On May 3rd, Republican Congressman Fred Upton, who previously opposed the bill, introduced an amendment to add $8 billion over five years to help fund high-risk pools so people with pre-existing conditions wouldn’t end up priced out of the market. Even though many smart people know that this is nowhere close the amount of money to make high-risk pools work, it provided enough cover to flip a couple of nays to yays. The rest is history, the AHCA passed the house vote, 217 to 213. Although the bill as it is written is unlikely to get through the Senate without major revisions (or a complete redo), the win was enough for Trump to declare victory and throw a little party in the Rose Garden.

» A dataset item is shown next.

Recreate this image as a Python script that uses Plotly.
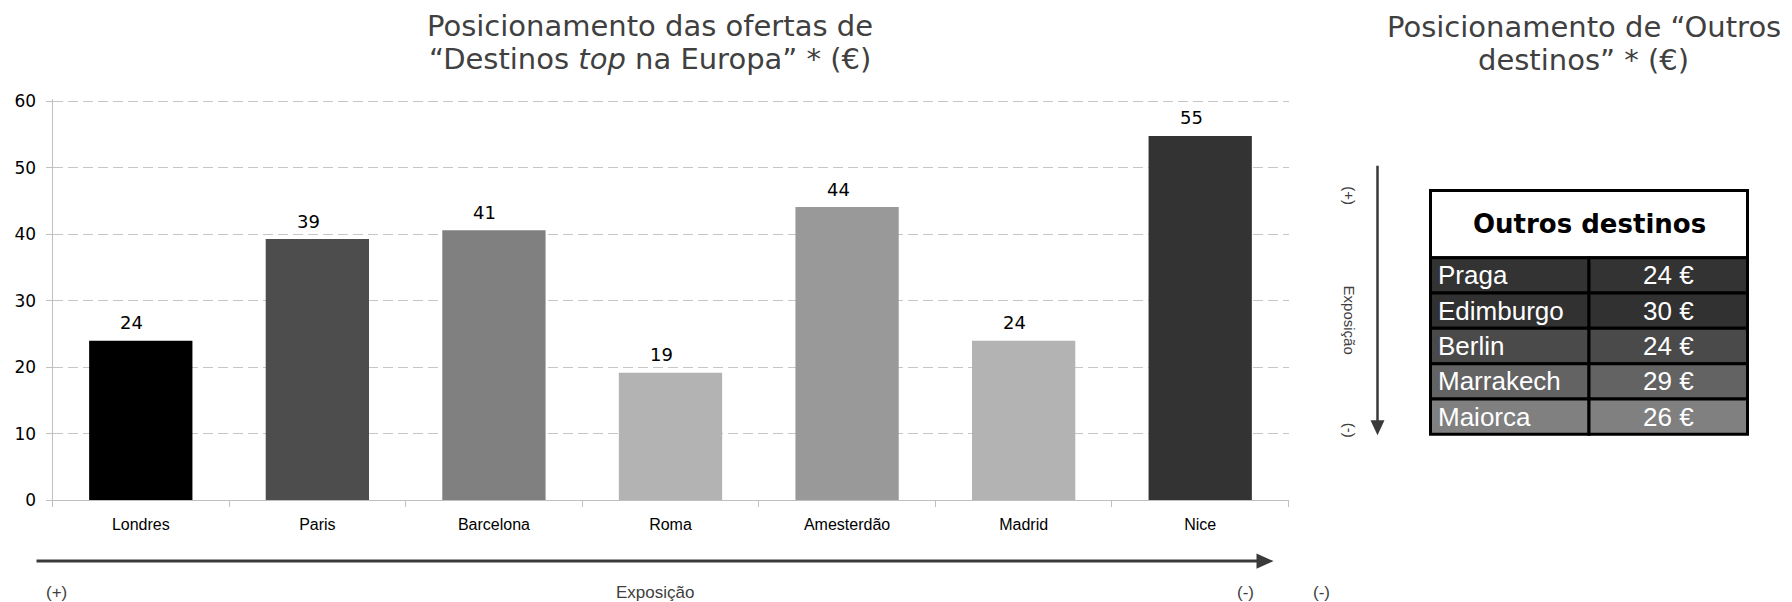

Why should we worry about what just happened?
Unlike the usual course of events for a bill as important as the AHCA—one that will impact almost 1/5 of the economy and affect many millions of people who have benefited from Obamacare—this bill was rushed to a vote without public hearings, without a CBO analysis to assess the impact of amendments added after the prior analysis, and, shockingly, with many members willing to vote for it even though they admitted publicly that they had not “thoroughly” read the bill.
This was political theater in all of its cynical glory, the kind of stuff that makes really good movies. But in real life, here’s what we should be concerned about:
The lessons learned from this vote are not likely to be lost on a President who wants to rack up wins regardless of the consequences to the nation.
As our President goes down his list of to-dos, he now knows exactly how he can show his base that he tried to give them what he promised during his campaign. All he has to do is give the Freedom Caucus exactly what they want. That is a very scary prospect for the rest of us.